Australia, Commercial, For Installers, Projects, Renewables, Residential, Solar, Solar, Solar Projects, State Policy

Forces align against solar in the sunshine state

Solar is making a marked effect on spot prices in Queensland, writes Lumi Adisa. Has PV backed itself into a corner?

To understand the potential for solar in the NEM, one should look no further than Queensland, the sunshine state. In just under four years the installed capacity for grid-scale solar in the state has grown from close to nothing to just under 2GW. By comparison, installed capacity for wind in the state is only about a third of solar, at about 650MW.

As shown in the chart below, average grid-scale solar output (yellow line) has increased by about 452MW between 8.30am and 3.30pm in one year.

Further to this, the growth of rooftop solar in the state is also having a sizeable impact on operational demand with middle-of-the-day demand (green line) from FY19 to FY20 dropping by up to 300MW.

For context, this is equivalent to having between 710MW and 770MW of new generation on at the same time (9.30am-1.30pm) every day.

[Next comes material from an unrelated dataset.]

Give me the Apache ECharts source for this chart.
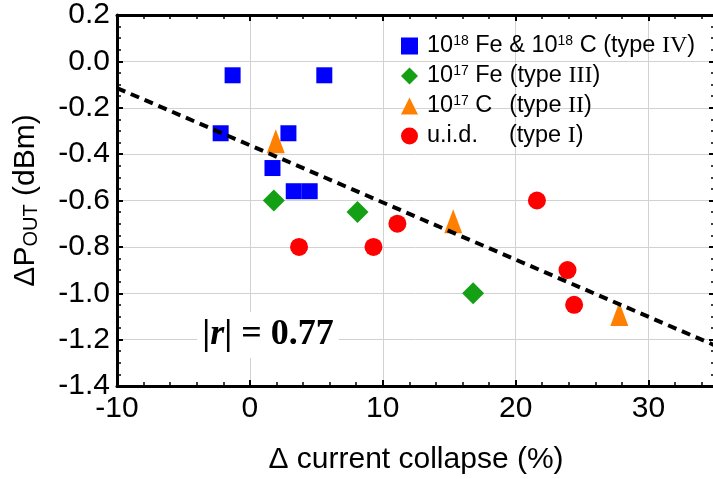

The key question becomes: what impact is this having on prices and the merchant outlook in the state?

This amount of coincident rooftop/grid generation has led to solar having a much greater impact on the merchant market in
Queensland than in NSW.

In FY20, solar delivered the entire 90th percentile of its volumes (10.30am-12.30pm) in the 10th percentile of prices through the day. In FY19 and FY18, spot prices during these periods were on average about $41/MWh and $39/MWh higher respectively. It’s a striking outcome.

While we expected this record drop in mid-day prices in Queensland, the extent to which they have dropped has been remarkable.

The price widens

Last year, the first update of our Benchmark Power Curve (BPC) price forecast (the dark dotted line) predicted an average drop of about $25/MWh for FY20 between 10.30am–12.30pm. Notably, the BPC also rightly captured the intraday volatility with an average within-day range (max minus min) of about $92/MWh against a market outcome of about $87/MWh. That’s an especially important variable for estimating potential income from the energy market for new storage investments.

With the NEM’s energy-only design, it is left to be seen if these price trends alone are enough to incentivise new investment in energy-shifting (storage) technologies.

So far, storage projects have placed more emphasis on proceeds in the ancillary services markets over energy arbitrage. Wind, however, has been a beneficiary of these price trends and shapes.

Astonishingly, despite having just about a third of solar’s installed capacity in the state, wind’s current share (about 12%) of the merchant market (excluding coal) is about the same as that of solar (about 15%). In the second quarter of 2019, solar’s share of this revenue was about 18% whilst wind was only about 7%.

Queensland, for now, remains a challenging region for solar in more ways than one. Multiple solar farms have been (and are currently facing being) constrained off due to system strength issues recently identified in the region. Fortunately, we expect solar to perform much better in other regions.


Lumi Adisa is lead consultant market analysis and business development at Cornwall Insight.